Il Collegato Lavoro è un complesso di interventi in materia, sviluppati in modo non del tutto sistematico, che introduce novità nel rapporto di lavoro, nei contratti di lavoro, in materia fiscale, previdenziale e contributiva e sulla tutela e alla sicurezza sul lavoro.
Tra le molte novità di rilievo va rilevata anche la modifica alla disciplina delle c.d. dimissioni telematiche introdotta in occasione della riforma “Jobs Act” del 2015.
L’intervento legislativo si connota per il chiaro intento di contrastare la cattiva pratica dell’assenteismo “programmato” dei lavoratori subordinati, al fine di ottenere il licenziamento dal proprio datore di lavoro e, conseguentemente, il trattamento di disoccupazione NASPI dall’INPS. Ecco cosa effettivamente cambia nella gestione del rapporto di lavoro.
È stata pubblicata la circolare ministeriale del 27 marzo 2025 del Ministero del Lavoro e delle Politiche Sociali che illustra i principali interventi attuati con il cosiddetto “Collegato lavoro” (legge 13 dicembre 2024 n. 203 recante “Disposizioni in materia di lavoro”) e fornisce le prime indicazioni operative.
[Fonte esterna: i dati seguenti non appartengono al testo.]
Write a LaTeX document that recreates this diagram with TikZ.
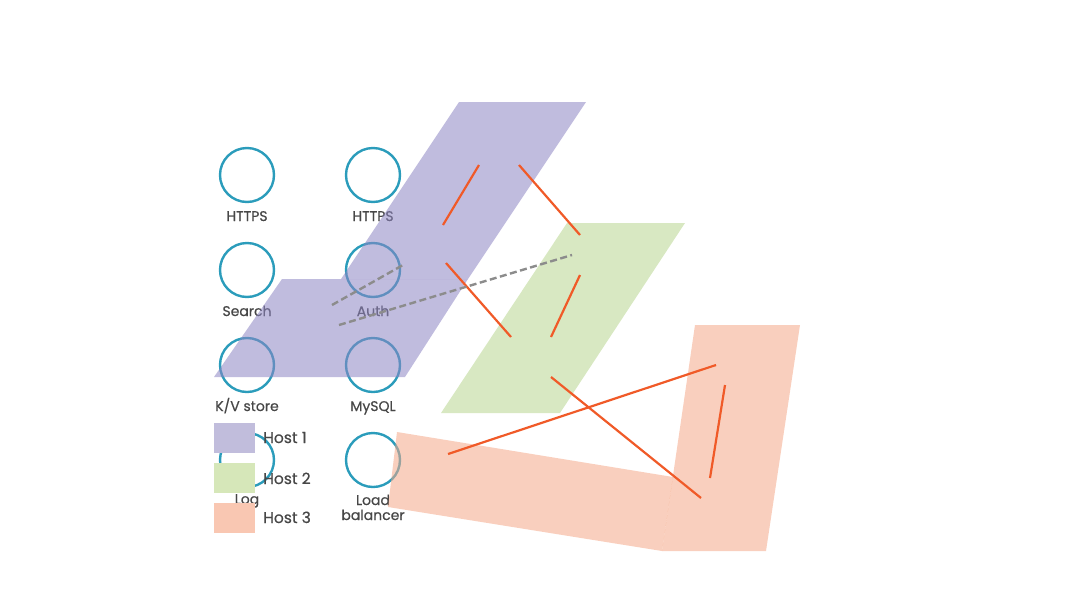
\documentclass[tikz,border=0pt]{standalone}
\usepackage{fontspec}
\setmainfont{Poppins}[FakeBold=0.6]
\definecolor{ring}{HTML}{2B9CBB}
\definecolor{wire}{HTML}{F05A28}
\definecolor{dashc}{HTML}{8C8C8C}
\definecolor{txt}{HTML}{474747}
\definecolor{hostA}{HTML}{8D85C3}
\definecolor{hostB}{HTML}{B8D58F}
\definecolor{hostC}{HTML}{F4A888}
\definecolor{keyA}{HTML}{C1BDDC}
\definecolor{keyB}{HTML}{D6E7B9}
\definecolor{keyC}{HTML}{F9C7B2}
\tikzset{
  svc/.style={circle, draw=ring, line width=2.4pt, minimum size=54pt, inner sep=0pt},
  lbl/.style={anchor=base, text=txt, font=\fontsize{14}{15}\selectfont, align=center},
  hostlbl/.style={anchor=base west, text=txt, font=\fontsize{15.5}{17}\selectfont, inner sep=0pt},
  area/.style={fill opacity=0.55, draw=none},
  link/.style={draw=wire, line width=2.2pt},
  dlink/.style={draw=dashc, line width=2.4pt, dash pattern=on 7pt off 3.5pt},
  keybox/.style={minimum width=41pt, minimum height=30pt, inner sep=0pt, draw=none, anchor=north west}
}
\begin{document}
\begin{tikzpicture}[x=1pt,y=-1pt]
\useasboundingbox (0,0) rectangle (1068,600);
% services
\node[svc] (h1) at (247,175) {};
\node[svc] (h2) at (373,175) {};
\node[svc] (se) at (247,270) {};
\node[svc] (au) at (373,270) {};
\node[svc] (kv) at (247,365) {};
\node[svc] (my) at (373,365) {};
\node[svc] (lg) at (247,460) {};
\node[svc] (lb) at (373,460) {};
\node[lbl] (h1l) at (247,221) {HTTPS};
\node[lbl] (h2l) at (373,221) {HTTPS};
\node[lbl] (sel) at (247,316) {Search};
\node[lbl] (aul) at (373,316) {Auth};
\node[lbl] (kvl) at (247,411) {K/V store};
\node[lbl] (myl) at (373,411) {MySQL};
\node[lbl] (lgl) at (247,504) {Log};
\node[lbl] (lbl1) at (373,505) {Load};
\node[lbl] (lbl2) at (373,520) {balancer};
% host areas
\fill[area, hostA] (459,102) -- (586,102) -- (468,279) -- (341,279) -- cycle;
\fill[area, hostA] (282,279) -- (468,279) -- (405,377) -- (214,377) -- cycle;
\fill[area, hostB] (567,223) -- (685,223) -- (560,413) -- (441,413) -- cycle;
\fill[area, hostC] (397,432) -- (673,477) -- (662,551) -- (388,507) -- cycle;
\fill[area, hostC] (695,325) -- (800,325) -- (766,551) -- (662,551) -- cycle;
% link end points
\coordinate (a1) at (443,225); \coordinate (a2) at (479,165);
\coordinate (b1) at (519,165); \coordinate (b2) at (580,235);
\coordinate (c1) at (446,263); \coordinate (c2) at (511,337);
\coordinate (d1) at (551,337); \coordinate (d2) at (580,275);
\coordinate (e1) at (551,377); \coordinate (e2) at (701,498);
\coordinate (f1) at (448,454); \coordinate (f2) at (716,365);
\coordinate (g1) at (710,478); \coordinate (g2) at (725,385);
\coordinate (p1) at (332,305); \coordinate (p2) at (403,265);
\coordinate (q1) at (339,325); \coordinate (q2) at (572,255);
\draw[link] (a1) -- (a2);
\draw[link] (b1) -- (b2);
\draw[link] (c1) -- (c2);
\draw[link] (d1) -- (d2);
\draw[link] (e1) -- (e2);
\draw[link] (f1) -- (f2);
\draw[link] (g1) -- (g2);
\draw[dlink] (p1) -- (p2);
\draw[dlink] (q1) -- (q2);
% legend
\node[keybox, fill=keyA] (k1) at (214,423) {};
\node[keybox, fill=keyB] (k2) at (214,463) {};
\node[keybox, fill=keyC] (k3) at (214,503) {};
\node[hostlbl] (k1l) at (263,443) {Host 1};
\node[hostlbl] (k2l) at (263,484) {Host 2};
\node[hostlbl] (k3l) at (263,523) {Host 3};
\end{tikzpicture}
\end{document}
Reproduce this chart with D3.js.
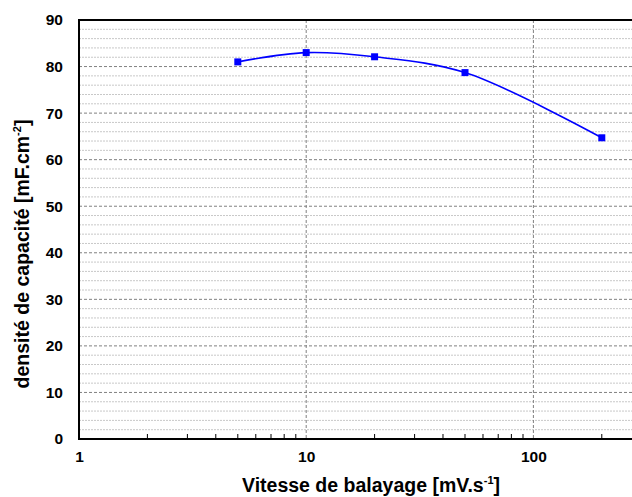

In particolare, il documento si sofferma sulle novità in materia di somministrazione di lavoro, lavoro stagionale, periodo di prova, comunicazioni in materia di lavoro agile e cosiddette dimissioni per fatti concludenti.
Contestualmente sempre il 27 marzo, il Consiglio Nazionale dei dottori commercialisti ed esperti contabili con la Fondazione dei Commerciali ha pubblicato sul proprio portale istituzionale il documento dal titolo “Primi collegamenti al Collegato Lavoro”.
Vediamo di analizzare alcune parti dei due corposi documenti.
Collegato lavoro: i principali chiarimenti operativi
Norme in materia di risoluzione del rapporto di lavoro
La circolare del Ministero evidenzia che l’articolo 19, della legge 13 dicembre 2024, n. 203, ha modificato l’articolo 26 , del decreto legislativo 14 settembre 2015, n. 151, in materia di “Dimissioni volontarie e risoluzione consensuale”, introducendo il comma 7-bis, il quale stabilisce che:
“In caso di assenza ingiustificata del lavoratore protratta oltre il termine previsto dal contratto collettivo nazionale di lavoro applicato al rapporto di lavoro o, in mancanza di previsione contrattuale, superiore a quindici giorni, il datore di lavoro ne dà comunicazione alla sede territoriale dell’Ispettorato nazionale del lavoro, che può verificare la veridicità della comunicazione medesima.
Il rapporto di lavoro si intende risolto per volontà del lavoratore e non si applica la disciplina prevista dal presente articolo.
Le disposizioni del secondo periodo non si applicano se il lavoratore dimostra l’impossibilità, per causa di forza maggiore o per fatto imputabile al datore di lavoro, di comunicare i motivi che giustificano la sua assenza”.
Come osserva lo studio dei commercialisti tale disposizione ha riconosciuto espressamente la possibilità che il rapporto di lavoro si concluda per effetto delle cosiddette dimissioni per fatti concludenti (o dimissioni implicite), consentendo al datore di lavoro di ricondurre un effetto risolutivo al comportamento del lavoratore consistente in una assenza ingiustificata, prolungata per un certo periodo di tempo.
Tale effetto risolutivo non discende automaticamente dall’assenza ingiustificata, ma si verifica solo nel caso in cui il datore di lavoro decida di prenderne atto, valorizzando la presunta volontà dismissiva del rapporto da parte del lavoratore e facendone derivare la conseguenza prevista dalla norma.